Threats to this species include habitat loss and degradation via many processes. Urban development has led to the extirpation of a number of populations, including some within the Salt Lake City and Colorado Springs metropolitan areas. It continues to be a threat in many areas, including the vicinity of Boulder, Colorado. Threats associated with urban development include the introduction of weeds into the habitat and the loss of pollinating insects. Construction and maintenance of roads and other infrastructure, such as dams and pipelines, damages habitat. Recreational activities in the plant's riparian habitat, such as boating and off-road vehicle use, can be damaging. Some populations grow in irrigated fields and are susceptible to mowing and other farm activity, and the conversion to agricultural use consumes natural areas. As much as 65% of the plant's known habitat is affected by cattle and horse grazing; this can be harmful but it may also be beneficial in some ways, especially if the animals eat competing weeds. The orchid grows in wetland habitat, which is degraded by any process that alters the local hydrology; one estimate had 52% of all individuals in areas threatened by hydrological change. Water is diverted for irrigation and municipal use. The orchid grows in flood-prone river habitat and flood suppression via levees and other structures affects and prevents this natural process.

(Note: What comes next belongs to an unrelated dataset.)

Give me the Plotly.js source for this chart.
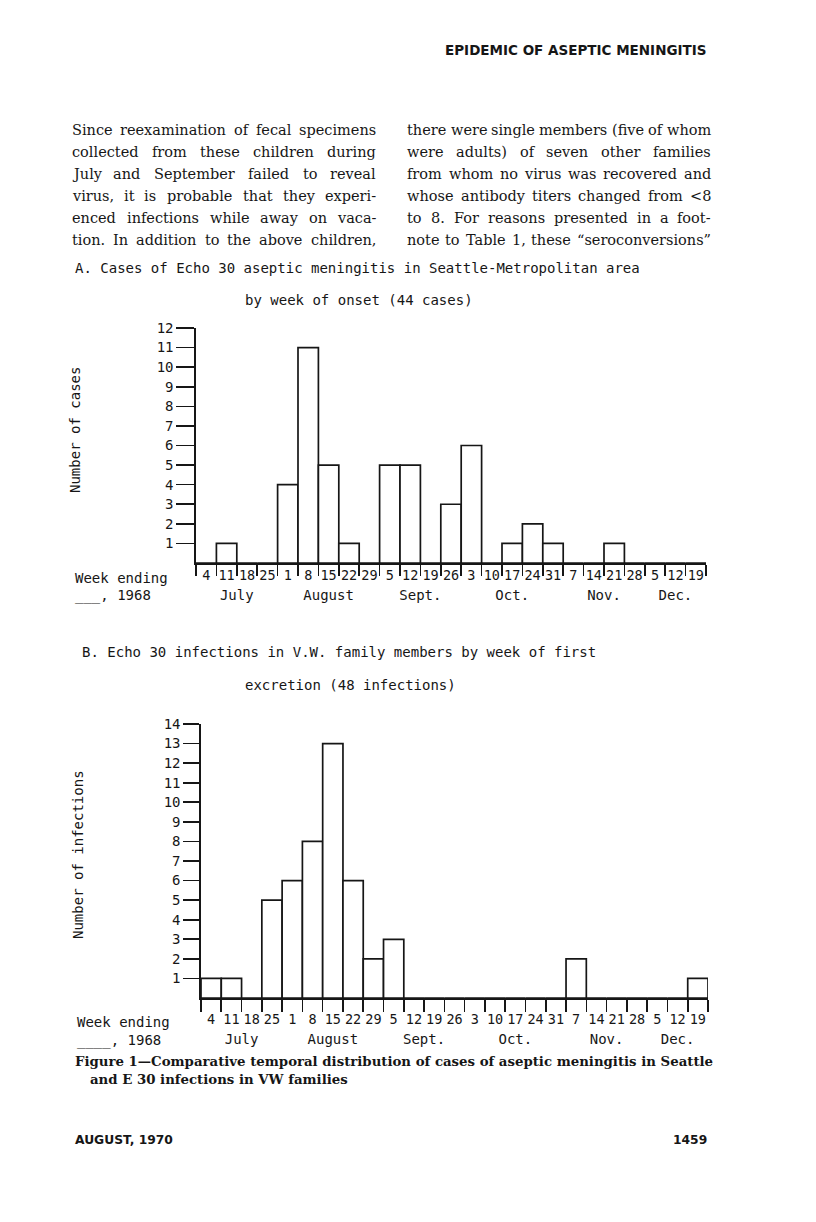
<!DOCTYPE html>
<html>
<head>
<meta charset="utf-8">
<script src="https://cdn.plot.ly/plotly-3.0.1.min.js"></script>
<style>
  html, body { margin: 0; padding: 0; background: #fff; }
  #fig { width: 816px; height: 1222px; }
</style>
</head>
<body>
<div id="fig"></div>
<script>
// week-ending day numbers, July 4 through Dec 19, 1968
const weekDays = [4, 11, 18, 25, 1, 8, 15, 22, 29, 5, 12, 19, 26, 3, 10, 17, 24, 31, 7, 14, 21, 28, 5, 12, 19];
const monthNames = ['July', 'August', 'Sept.', 'Oct.', 'Nov.', 'Dec.'];
const monthWeeks = [4, 5, 4, 5, 4, 3];

// A. meningitis cases by week of onset
const casesA = [0, 1, 0, 0, 4, 11, 5, 1, 0, 5, 5, 0, 3, 6, 0, 1, 2, 1, 0, 0, 1, 0, 0, 0, 0];
// B. infections in V.W. family members by week of first excretion
const infectionsB = [1, 1, 0, 5, 6, 8, 13, 6, 2, 3, 0, 0, 0, 0, 0, 0, 0, 0, 2, 0, 0, 0, 0, 0, 1];

const W = 816, H = 1222;
const px = x => x / W;
const py = y => 1 - y / H;

const ink = '#161616';
const mono = 'DejaVu Sans Mono, Liberation Mono, monospace';
const serif = 'DejaVu Serif, Liberation Serif, serif';
const sans = 'DejaVu Sans, Liberation Sans, sans-serif';

const idx = weekDays.map((d, i) => i);
const edges = weekDays.map((d, i) => i - 0.5).concat([weekDays.length - 0.5]);

let monthCenters = [];
let start = 0;
monthWeeks.forEach(n => {
  monthCenters.push(start + (n - 1) / 2);
  start += n;
});

function bars(values, xa, ya) {
  return {
    type: 'bar', x: idx, y: values, width: 1,
    xaxis: xa, yaxis: ya,
    marker: { color: '#fff', line: { color: ink, width: 1.7 } },
    hoverinfo: 'skip'
  };
}

function ghost(values, xa, ya) {
  return {
    type: 'scatter', mode: 'markers', x: idx, y: values,
    xaxis: xa, yaxis: ya,
    marker: { size: 1, color: 'rgba(0,0,0,0)' },
    hoverinfo: 'skip'
  };
}

let traces = [
  bars(casesA, 'x', 'y'),
  ghost(casesA, 'x3', 'y'),
  ghost(casesA, 'x5', 'y'),
  bars(infectionsB, 'x2', 'y2'),
  ghost(infectionsB, 'x4', 'y2'),
  ghost(infectionsB, 'x6', 'y2')
];

function edgeAxis(domain, anchor, ticklen) {
  return {
    domain: domain, anchor: anchor,
    range: [-0.5, weekDays.length - 0.5],
    tickmode: 'array', tickvals: edges, ticktext: edges.map(() => ''),
    ticks: 'outside', ticklen: ticklen, tickwidth: 1.6, tickcolor: ink,
    showline: true, linecolor: ink, linewidth: 1.7,
    showgrid: false, zeroline: false, fixedrange: true
  };
}

function labelAxis(domain, anchor, over, vals, text, standoff, size) {
  return {
    domain: domain, anchor: anchor, overlaying: over,
    range: [-0.5, weekDays.length - 0.5],
    tickmode: 'array', tickvals: vals, ticktext: text,
    ticks: 'outside', ticklen: standoff, tickcolor: 'rgba(0,0,0,0)',
    tickfont: { family: mono, size: size, color: ink },
    showline: false, showgrid: false, zeroline: false, fixedrange: true
  };
}

function countAxis(domain, anchor, maxVal, ticklen) {
  let vals = [];
  for (let v = 1; v <= maxVal; v++) vals.push(v);
  return {
    domain: domain, anchor: anchor, range: [0, maxVal],
    tickmode: 'array', tickvals: vals,
    ticks: 'outside', ticklen: ticklen, tickwidth: 1.6, tickcolor: ink,
    tickfont: { family: mono, size: 14, color: ink },
    showline: true, linecolor: ink, linewidth: 1.7,
    showgrid: false, zeroline: false, fixedrange: true
  };
}

const domA = [px(196), px(706)];
const domB = [px(201), px(708)];

function note(text, x, y, opts) {
  return Object.assign({
    text: text, xref: 'paper', yref: 'paper', x: px(x), y: py(y),
    xanchor: 'left', yanchor: 'middle', showarrow: false,
    font: { family: mono, size: 14, color: ink }
  }, opts || {});
}

const leftCol = [
  'Since reexamination of fecal specimens',
  'collected from these children during',
  'July and September failed to reveal',
  'virus, it is probable that they experi-',
  'enced infections while away on vaca-',
  'tion. In addition to the above children,'
];
const rightCol = [
  'there were single members (five of whom',
  'were adults) of seven other families',
  'from whom no virus was recovered and',
  'whose antibody titers changed from <8',
  'to 8. For reasons presented in a foot-',
  'note to Table 1, these \u201cseroconversions\u201d'
];

let annotations = [];

// justified body text: spread words of each line across the column
const bodySize = 14.5;
const bodyFont = { family: serif, size: bodySize, color: ink };
const ctx = document.createElement('canvas').getContext('2d');
ctx.font = bodySize + "px 'DejaVu Serif'";

function justify(lines, x0, x1, y0) {
  lines.forEach((line, i) => {
    const words = line.split(' ');
    const widths = words.map(w => ctx.measureText(w).width);
    const total = widths.reduce((s, v) => s + v, 0);
    const gap = (x1 - x0 - total) / (words.length - 1);
    let x = x0;
    words.forEach((w, j) => {
      annotations.push(note(w.replace('<', '&lt;'), x, y0 + 22 * i,
        { font: bodyFont, borderpad: 0 }));
      x += widths[j] + gap;
    });
  });
}

annotations.push(note('EPIDEMIC OF ASEPTIC MENINGITIS', 709, 50,
  { xanchor: 'right', font: { family: sans, size: 13.5, color: ink, weight: 'bold' } }));

justify(leftCol, 71, 375, 130);
justify(rightCol, 406, 710, 130);

// chart A texts
annotations.push(note('A. Cases of Echo 30 aseptic meningitis in Seattle-Metropolitan area', 73, 268));
annotations.push(note('by week of onset (44 cases)', 243, 300));
annotations.push(note('Number of cases', 75, 430, { xanchor: 'center', textangle: -90 }));
annotations.push(note('Week ending', 73, 578));
annotations.push(note('___, 1968', 73, 595));

// chart B texts
annotations.push(note('B. Echo 30 infections in V.W. family members by week of first', 80, 652));
annotations.push(note('excretion (48 infections)', 243, 685));
annotations.push(note('Number of infections', 78, 855, { xanchor: 'center', textangle: -90 }));
annotations.push(note('Week ending', 75, 1022));
annotations.push(note('____, 1968', 75, 1040));

// caption and footer
const capFont = { family: serif, size: 13.3, color: ink, weight: 'bold' };
annotations.push(note('Figure 1\u2014Comparative temporal distribution of cases of aseptic meningitis in Seattle', 73, 1061, { font: capFont }));
annotations.push(note('and E 30 infections in VW families', 88, 1079, { font: capFont }));

const footFont = { family: sans, size: 12.3, color: ink, weight: 'bold' };
annotations.push(note('AUGUST, 1970', 73, 1140, { font: footFont }));
annotations.push(note('1459', 709, 1140, { xanchor: 'right', font: footFont }));

let layout = {
  width: W, height: H,
  margin: { l: 0, r: 0, t: 0, b: 0, pad: 0 },
  paper_bgcolor: '#fff', plot_bgcolor: 'rgba(0,0,0,0)',
  showlegend: false, bargap: 0,
  font: { family: mono, color: ink },
  xaxis: edgeAxis(domA, 'y', 11),
  xaxis3: labelAxis(domA, 'y', 'x', idx, weekDays.map(String), 0, 13.5),
  xaxis5: labelAxis(domA, 'y', 'x', monthCenters, monthNames, 19, 14),
  yaxis: countAxis([py(563), py(328)], 'x', 12, 18),
  xaxis2: edgeAxis(domB, 'y2', 12),
  xaxis4: labelAxis(domB, 'y2', 'x2', idx, weekDays.map(String), 9, 13.5),
  xaxis6: labelAxis(domB, 'y2', 'x2', monthCenters, monthNames, 28, 14),
  yaxis2: countAxis([py(998), py(724)], 'x2', 14, 16),
  annotations: annotations
};

Plotly.newPlot('fig', traces, layout, { staticPlot: true, displayModeBar: false });
</script>
</body>
</html>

River restoration activities have been known to negatively affect orchid populations that have become established or re-established in previously altered river habitat.

Invasive species of plants considered threats include redtop (Agrostis stolonifera), musk thistle (Carduus nutans), spotted knapweed (Centaurea maculosa), Russian knapweed (Acroptilon repens), creeping thistle (Cirsium arvense), Fullers teasel (Dipsacus fullonum), oleaster (Elaeagnus angustifolia), quickgrass (Elytrigia repens), leafy spurge (Euphorbia esula), peppergrass (Lepidium latifolium), purple loosestrife (Lythrum salicaria), reed canary grass (Phalaris arundinacea), sow thistle (Sonchus arvensis), and saltcedar (Tamarix chinensis).

This plant grows in many types of habitat reliant on natural cycles of disturbance, such as flooding and occasional wildfire. Without these processes, the habitat becomes overgrown and large and woody vegetation types move in as ecological succession causes overall change. When flooding is controlled and fire suppression is implemented, the orchid may face inadequate conditions, such as too much shade or thick layers of built-up leaf litter.

Other threats include herbivory by native animals such as bighorn sheep, voles, and rabbits. The loss of pollinating bees is a threat, as is the loss of other wildflowers that attract the bees. Other documented threats include drought, pesticides, pollution, and poaching.